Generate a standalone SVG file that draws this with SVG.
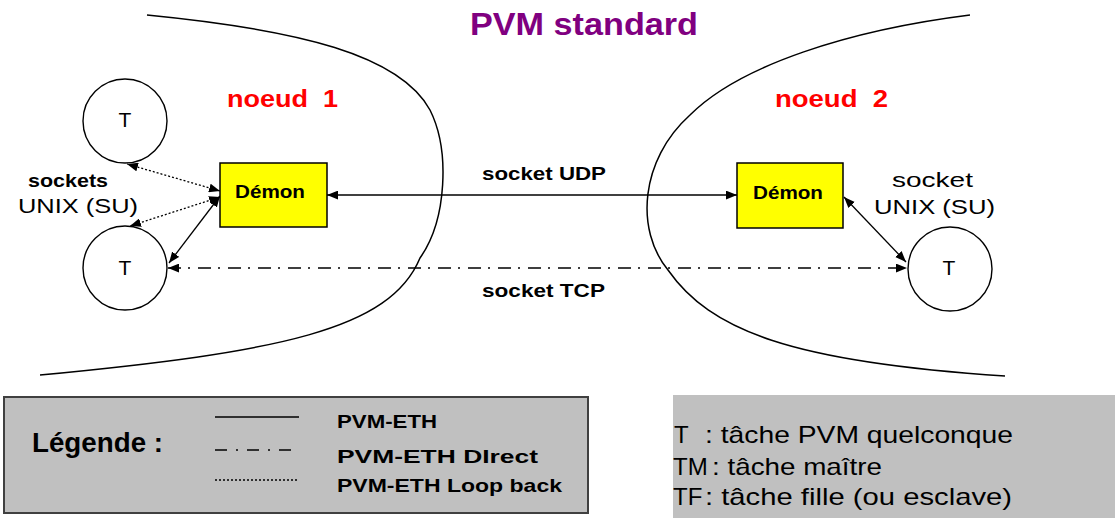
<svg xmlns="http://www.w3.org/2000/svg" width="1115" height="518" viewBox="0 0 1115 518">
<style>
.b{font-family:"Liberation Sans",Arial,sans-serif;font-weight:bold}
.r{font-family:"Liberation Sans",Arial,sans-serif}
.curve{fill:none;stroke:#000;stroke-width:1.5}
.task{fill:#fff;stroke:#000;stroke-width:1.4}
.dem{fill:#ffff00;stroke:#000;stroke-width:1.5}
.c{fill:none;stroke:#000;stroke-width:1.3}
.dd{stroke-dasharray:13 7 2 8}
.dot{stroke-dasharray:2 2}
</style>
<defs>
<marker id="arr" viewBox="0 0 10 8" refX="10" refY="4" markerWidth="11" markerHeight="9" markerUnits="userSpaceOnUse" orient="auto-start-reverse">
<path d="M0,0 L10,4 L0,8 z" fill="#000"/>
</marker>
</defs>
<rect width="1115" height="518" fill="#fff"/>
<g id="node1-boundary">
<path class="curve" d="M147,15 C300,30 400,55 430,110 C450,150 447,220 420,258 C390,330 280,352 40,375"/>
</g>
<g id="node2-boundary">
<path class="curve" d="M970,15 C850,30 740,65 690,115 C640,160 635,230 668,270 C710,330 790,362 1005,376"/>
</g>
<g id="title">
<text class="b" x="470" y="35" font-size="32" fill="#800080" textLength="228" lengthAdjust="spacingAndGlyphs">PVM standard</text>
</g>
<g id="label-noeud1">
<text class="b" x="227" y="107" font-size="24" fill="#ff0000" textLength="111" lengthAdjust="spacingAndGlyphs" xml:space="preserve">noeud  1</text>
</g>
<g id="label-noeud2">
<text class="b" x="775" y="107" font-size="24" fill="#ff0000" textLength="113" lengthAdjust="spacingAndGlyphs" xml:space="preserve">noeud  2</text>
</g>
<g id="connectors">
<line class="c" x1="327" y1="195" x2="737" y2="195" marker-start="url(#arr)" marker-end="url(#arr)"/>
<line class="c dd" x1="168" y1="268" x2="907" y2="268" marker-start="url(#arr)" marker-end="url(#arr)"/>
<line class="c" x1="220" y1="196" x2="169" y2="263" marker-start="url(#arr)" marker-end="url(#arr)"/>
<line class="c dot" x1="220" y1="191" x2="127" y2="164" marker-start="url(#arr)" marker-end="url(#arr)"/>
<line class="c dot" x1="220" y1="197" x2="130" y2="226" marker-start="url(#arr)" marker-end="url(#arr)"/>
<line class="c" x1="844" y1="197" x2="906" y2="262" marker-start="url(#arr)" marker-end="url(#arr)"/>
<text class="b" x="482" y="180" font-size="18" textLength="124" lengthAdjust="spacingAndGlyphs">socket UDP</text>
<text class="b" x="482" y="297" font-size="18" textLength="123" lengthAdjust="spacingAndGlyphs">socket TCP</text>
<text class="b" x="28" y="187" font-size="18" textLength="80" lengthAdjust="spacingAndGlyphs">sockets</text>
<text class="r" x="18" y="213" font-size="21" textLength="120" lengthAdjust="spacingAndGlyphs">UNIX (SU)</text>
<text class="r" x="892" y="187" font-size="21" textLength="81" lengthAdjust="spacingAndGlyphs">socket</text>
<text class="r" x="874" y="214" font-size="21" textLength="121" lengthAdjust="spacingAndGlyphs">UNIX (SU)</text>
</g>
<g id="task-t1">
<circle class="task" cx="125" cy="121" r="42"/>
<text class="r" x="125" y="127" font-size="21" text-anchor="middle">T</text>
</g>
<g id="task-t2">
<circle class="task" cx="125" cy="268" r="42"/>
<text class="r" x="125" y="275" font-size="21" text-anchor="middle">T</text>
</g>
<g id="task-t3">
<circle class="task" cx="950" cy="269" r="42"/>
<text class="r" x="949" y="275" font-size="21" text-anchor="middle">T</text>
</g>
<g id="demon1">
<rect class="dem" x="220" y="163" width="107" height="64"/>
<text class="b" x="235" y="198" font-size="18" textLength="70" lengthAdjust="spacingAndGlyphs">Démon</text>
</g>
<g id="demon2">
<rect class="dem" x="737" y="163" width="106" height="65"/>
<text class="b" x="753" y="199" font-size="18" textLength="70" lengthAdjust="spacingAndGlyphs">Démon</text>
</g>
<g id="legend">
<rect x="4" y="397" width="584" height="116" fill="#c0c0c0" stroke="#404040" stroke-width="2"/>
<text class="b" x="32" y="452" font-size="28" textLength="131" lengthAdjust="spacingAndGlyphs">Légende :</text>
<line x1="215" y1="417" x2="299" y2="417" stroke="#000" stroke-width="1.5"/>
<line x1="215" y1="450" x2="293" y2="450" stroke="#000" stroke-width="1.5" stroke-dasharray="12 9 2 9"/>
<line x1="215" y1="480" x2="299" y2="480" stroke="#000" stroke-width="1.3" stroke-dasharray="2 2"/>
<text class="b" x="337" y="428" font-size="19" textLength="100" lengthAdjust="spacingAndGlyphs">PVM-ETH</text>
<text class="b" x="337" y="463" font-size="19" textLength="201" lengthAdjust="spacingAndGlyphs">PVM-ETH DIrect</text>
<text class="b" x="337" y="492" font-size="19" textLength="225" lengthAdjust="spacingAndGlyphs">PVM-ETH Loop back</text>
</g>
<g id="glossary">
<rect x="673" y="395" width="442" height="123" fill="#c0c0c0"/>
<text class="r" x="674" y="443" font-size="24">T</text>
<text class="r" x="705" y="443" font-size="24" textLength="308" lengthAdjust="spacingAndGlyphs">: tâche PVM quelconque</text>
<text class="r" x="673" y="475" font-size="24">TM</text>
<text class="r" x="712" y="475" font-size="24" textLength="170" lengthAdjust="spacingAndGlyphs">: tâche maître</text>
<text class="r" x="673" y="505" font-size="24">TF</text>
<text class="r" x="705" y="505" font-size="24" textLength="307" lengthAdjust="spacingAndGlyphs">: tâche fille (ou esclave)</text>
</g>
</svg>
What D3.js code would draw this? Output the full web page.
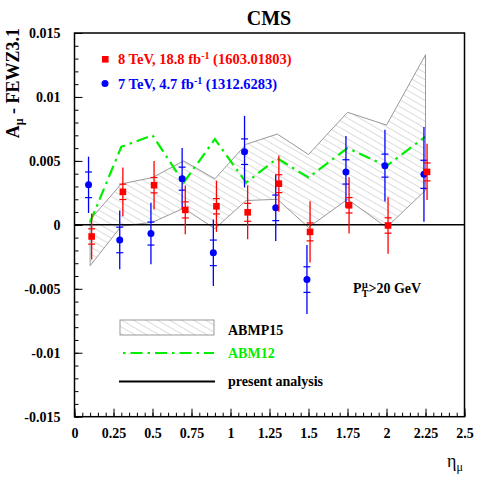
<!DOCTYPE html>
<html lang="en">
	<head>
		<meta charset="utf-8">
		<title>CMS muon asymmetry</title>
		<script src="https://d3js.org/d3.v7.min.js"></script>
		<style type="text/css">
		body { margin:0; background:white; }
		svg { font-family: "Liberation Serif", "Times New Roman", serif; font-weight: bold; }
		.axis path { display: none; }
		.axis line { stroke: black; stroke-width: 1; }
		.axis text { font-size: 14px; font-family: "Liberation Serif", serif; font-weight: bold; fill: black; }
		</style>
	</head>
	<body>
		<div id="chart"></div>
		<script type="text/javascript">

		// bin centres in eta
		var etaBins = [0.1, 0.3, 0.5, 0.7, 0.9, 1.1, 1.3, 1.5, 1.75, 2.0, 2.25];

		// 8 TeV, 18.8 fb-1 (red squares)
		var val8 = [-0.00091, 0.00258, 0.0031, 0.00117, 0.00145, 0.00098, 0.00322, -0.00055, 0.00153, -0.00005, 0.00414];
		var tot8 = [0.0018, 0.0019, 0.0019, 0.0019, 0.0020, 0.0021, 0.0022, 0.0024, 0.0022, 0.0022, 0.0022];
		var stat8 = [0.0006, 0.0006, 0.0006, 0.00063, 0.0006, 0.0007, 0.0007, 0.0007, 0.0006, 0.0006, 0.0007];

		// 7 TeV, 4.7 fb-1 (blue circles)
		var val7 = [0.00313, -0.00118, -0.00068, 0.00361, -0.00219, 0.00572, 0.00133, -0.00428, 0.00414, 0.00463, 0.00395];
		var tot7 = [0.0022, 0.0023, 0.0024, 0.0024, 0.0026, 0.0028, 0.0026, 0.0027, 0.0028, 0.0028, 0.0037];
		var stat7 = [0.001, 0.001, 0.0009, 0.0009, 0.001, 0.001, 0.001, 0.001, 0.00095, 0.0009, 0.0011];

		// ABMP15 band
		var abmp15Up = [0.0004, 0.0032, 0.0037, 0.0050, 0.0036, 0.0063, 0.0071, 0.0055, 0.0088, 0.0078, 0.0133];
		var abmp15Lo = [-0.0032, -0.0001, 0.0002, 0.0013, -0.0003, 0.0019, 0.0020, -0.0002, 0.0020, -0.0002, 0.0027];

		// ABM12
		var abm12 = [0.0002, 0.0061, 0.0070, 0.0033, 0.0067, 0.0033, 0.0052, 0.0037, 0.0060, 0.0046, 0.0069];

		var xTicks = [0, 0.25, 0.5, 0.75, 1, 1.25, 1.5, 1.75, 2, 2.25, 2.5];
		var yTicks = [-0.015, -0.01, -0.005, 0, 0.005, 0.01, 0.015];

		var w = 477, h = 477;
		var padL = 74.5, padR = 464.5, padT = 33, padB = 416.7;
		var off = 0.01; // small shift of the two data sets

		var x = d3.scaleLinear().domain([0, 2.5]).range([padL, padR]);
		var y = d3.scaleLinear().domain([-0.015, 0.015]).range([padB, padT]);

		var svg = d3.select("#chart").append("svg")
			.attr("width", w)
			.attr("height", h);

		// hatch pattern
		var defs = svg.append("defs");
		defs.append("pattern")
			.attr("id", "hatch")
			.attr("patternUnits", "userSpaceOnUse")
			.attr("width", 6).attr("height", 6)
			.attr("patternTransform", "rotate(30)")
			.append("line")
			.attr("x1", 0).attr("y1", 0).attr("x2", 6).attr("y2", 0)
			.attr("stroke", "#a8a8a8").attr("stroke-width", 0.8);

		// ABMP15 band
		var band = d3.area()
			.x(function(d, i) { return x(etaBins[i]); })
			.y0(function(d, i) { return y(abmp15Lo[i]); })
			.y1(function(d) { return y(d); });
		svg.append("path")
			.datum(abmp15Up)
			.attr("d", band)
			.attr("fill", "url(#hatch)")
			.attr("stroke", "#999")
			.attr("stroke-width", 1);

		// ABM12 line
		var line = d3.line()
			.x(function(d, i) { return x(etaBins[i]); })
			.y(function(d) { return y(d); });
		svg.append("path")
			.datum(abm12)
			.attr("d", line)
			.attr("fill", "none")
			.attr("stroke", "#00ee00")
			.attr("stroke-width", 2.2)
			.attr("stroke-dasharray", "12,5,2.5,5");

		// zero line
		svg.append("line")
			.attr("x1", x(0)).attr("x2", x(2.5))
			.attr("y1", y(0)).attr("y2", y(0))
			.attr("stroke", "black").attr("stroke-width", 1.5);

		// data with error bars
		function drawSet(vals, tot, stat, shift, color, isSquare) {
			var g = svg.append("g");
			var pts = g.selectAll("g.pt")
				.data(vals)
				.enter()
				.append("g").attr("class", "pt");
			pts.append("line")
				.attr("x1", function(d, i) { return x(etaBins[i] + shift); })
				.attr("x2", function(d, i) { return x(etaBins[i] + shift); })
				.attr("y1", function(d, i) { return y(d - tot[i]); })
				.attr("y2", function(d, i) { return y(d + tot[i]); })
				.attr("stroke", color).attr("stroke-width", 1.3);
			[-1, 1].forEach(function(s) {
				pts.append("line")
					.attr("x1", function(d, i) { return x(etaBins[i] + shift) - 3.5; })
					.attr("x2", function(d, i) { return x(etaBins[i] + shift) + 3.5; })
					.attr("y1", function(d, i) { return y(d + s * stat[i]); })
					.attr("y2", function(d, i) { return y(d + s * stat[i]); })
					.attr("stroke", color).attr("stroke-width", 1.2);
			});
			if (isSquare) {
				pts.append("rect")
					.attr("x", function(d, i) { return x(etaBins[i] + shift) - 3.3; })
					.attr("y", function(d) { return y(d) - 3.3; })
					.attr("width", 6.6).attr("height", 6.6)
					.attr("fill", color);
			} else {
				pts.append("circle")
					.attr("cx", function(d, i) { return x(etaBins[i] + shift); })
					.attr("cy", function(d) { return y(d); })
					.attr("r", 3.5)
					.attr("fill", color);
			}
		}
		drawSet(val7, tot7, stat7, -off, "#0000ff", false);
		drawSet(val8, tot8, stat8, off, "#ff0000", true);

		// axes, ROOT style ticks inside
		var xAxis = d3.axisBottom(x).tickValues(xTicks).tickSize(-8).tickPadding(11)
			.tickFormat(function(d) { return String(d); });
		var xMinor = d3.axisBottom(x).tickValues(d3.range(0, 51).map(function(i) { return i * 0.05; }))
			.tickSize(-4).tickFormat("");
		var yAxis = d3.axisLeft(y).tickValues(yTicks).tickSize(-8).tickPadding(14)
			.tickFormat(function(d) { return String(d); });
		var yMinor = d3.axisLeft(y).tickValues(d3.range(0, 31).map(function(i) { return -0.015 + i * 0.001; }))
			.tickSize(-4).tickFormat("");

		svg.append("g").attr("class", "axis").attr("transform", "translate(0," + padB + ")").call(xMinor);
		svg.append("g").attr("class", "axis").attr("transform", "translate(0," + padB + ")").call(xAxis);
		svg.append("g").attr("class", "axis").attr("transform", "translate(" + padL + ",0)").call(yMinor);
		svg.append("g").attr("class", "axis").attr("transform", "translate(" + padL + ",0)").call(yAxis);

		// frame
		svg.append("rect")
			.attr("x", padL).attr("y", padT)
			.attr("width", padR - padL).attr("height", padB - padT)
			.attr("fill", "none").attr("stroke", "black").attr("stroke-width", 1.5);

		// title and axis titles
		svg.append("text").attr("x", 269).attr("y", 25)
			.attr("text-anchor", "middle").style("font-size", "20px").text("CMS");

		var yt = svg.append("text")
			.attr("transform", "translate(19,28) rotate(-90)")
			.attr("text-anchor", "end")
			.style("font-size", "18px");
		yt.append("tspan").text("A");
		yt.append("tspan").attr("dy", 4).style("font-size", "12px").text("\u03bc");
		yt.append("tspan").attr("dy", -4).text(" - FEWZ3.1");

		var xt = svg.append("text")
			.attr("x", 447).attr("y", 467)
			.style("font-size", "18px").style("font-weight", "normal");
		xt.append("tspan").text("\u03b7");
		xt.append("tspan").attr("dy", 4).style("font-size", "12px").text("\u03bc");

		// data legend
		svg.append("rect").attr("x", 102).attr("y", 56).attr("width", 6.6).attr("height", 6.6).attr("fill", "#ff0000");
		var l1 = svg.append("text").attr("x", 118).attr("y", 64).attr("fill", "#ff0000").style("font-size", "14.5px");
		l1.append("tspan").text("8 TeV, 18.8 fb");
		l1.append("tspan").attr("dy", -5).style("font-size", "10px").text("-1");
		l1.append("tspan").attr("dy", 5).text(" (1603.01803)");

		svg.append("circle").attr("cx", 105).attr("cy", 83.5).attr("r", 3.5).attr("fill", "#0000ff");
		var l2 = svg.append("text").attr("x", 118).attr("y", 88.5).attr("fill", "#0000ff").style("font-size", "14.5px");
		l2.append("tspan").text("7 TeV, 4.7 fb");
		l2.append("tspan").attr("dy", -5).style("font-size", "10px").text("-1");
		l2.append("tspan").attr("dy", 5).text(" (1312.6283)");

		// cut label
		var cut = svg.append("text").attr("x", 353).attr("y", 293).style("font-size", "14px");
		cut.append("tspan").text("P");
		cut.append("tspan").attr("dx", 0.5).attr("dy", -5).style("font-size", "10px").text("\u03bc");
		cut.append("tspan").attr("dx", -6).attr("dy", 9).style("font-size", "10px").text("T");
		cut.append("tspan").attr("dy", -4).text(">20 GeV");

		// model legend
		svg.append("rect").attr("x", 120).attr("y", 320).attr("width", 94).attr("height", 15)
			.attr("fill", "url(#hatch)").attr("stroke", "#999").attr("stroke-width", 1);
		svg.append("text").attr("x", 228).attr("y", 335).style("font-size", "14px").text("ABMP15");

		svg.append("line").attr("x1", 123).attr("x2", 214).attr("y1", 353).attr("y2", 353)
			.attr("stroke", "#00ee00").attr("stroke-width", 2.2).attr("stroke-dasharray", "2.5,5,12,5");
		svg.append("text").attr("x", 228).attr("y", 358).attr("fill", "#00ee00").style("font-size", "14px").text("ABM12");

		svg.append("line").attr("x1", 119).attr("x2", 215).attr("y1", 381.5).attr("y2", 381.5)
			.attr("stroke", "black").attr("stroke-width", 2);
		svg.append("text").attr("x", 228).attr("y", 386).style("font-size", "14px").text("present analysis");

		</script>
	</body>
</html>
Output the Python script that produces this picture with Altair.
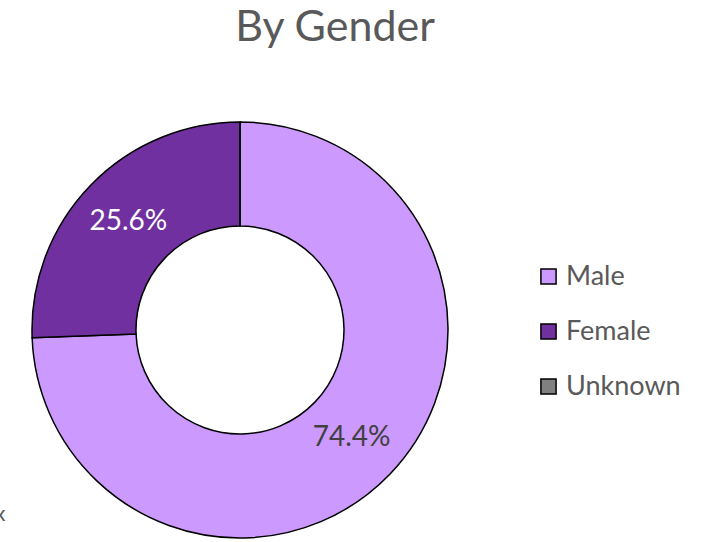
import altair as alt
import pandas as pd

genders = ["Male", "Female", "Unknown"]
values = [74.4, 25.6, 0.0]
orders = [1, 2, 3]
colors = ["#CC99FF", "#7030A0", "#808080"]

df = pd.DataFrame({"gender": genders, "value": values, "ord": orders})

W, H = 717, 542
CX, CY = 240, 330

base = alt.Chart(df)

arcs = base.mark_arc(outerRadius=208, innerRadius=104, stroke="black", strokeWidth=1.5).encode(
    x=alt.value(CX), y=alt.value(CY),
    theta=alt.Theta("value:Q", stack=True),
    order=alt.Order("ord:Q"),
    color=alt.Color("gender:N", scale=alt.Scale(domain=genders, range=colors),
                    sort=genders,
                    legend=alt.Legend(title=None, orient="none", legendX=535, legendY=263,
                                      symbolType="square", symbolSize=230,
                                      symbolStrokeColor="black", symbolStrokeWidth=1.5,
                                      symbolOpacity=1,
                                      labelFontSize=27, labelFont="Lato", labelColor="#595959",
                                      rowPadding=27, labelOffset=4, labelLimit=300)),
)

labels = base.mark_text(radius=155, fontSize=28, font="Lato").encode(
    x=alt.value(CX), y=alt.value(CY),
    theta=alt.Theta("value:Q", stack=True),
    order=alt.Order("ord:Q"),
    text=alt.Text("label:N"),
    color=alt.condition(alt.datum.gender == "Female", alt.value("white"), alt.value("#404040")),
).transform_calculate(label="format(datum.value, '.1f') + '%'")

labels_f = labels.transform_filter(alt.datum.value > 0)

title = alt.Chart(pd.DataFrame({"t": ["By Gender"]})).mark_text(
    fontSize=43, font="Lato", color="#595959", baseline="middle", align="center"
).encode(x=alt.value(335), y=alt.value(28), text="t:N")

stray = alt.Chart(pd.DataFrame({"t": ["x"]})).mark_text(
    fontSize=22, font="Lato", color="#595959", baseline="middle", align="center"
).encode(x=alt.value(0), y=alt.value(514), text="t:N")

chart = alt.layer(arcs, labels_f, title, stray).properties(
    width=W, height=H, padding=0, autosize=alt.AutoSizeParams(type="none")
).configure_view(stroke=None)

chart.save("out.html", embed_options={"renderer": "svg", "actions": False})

To be done – Repeat only the lines running from "Output the Python" to "labels_f = labels.transform_filter(alt.datum.value", ends included, and leave the pictures out.

Result of the exercise –
Output the Python script that produces this picture with Altair.
import altair as alt
import pandas as pd

genders = ["Male", "Female", "Unknown"]
values = [74.4, 25.6, 0.0]
orders = [1, 2, 3]
colors = ["#CC99FF", "#7030A0", "#808080"]

df = pd.DataFrame({"gender": genders, "value": values, "ord": orders})

W, H = 717, 542
CX, CY = 240, 330

base = alt.Chart(df)

arcs = base.mark_arc(outerRadius=208, innerRadius=104, stroke="black", strokeWidth=1.5).encode(
    x=alt.value(CX), y=alt.value(CY),
    theta=alt.Theta("value:Q", stack=True),
    order=alt.Order("ord:Q"),
    color=alt.Color("gender:N", scale=alt.Scale(domain=genders, range=colors),
                    sort=genders,
                    legend=alt.Legend(title=None, orient="none", legendX=535, legendY=263,
                                      symbolType="square", symbolSize=230,
                                      symbolStrokeColor="black", symbolStrokeWidth=1.5,
                                      symbolOpacity=1,
                                      labelFontSize=27, labelFont="Lato", labelColor="#595959",
                                      rowPadding=27, labelOffset=4, labelLimit=300)),
)

labels = base.mark_text(radius=155, fontSize=28, font="Lato").encode(
    x=alt.value(CX), y=alt.value(CY),
    theta=alt.Theta("value:Q", stack=True),
    order=alt.Order("ord:Q"),
    text=alt.Text("label:N"),
    color=alt.condition(alt.datum.gender == "Female", alt.value("white"), alt.value("#404040")),
).transform_calculate(label="format(datum.value, '.1f') + '%'")

labels_f = labels.transform_filter(alt.datum.value > 0)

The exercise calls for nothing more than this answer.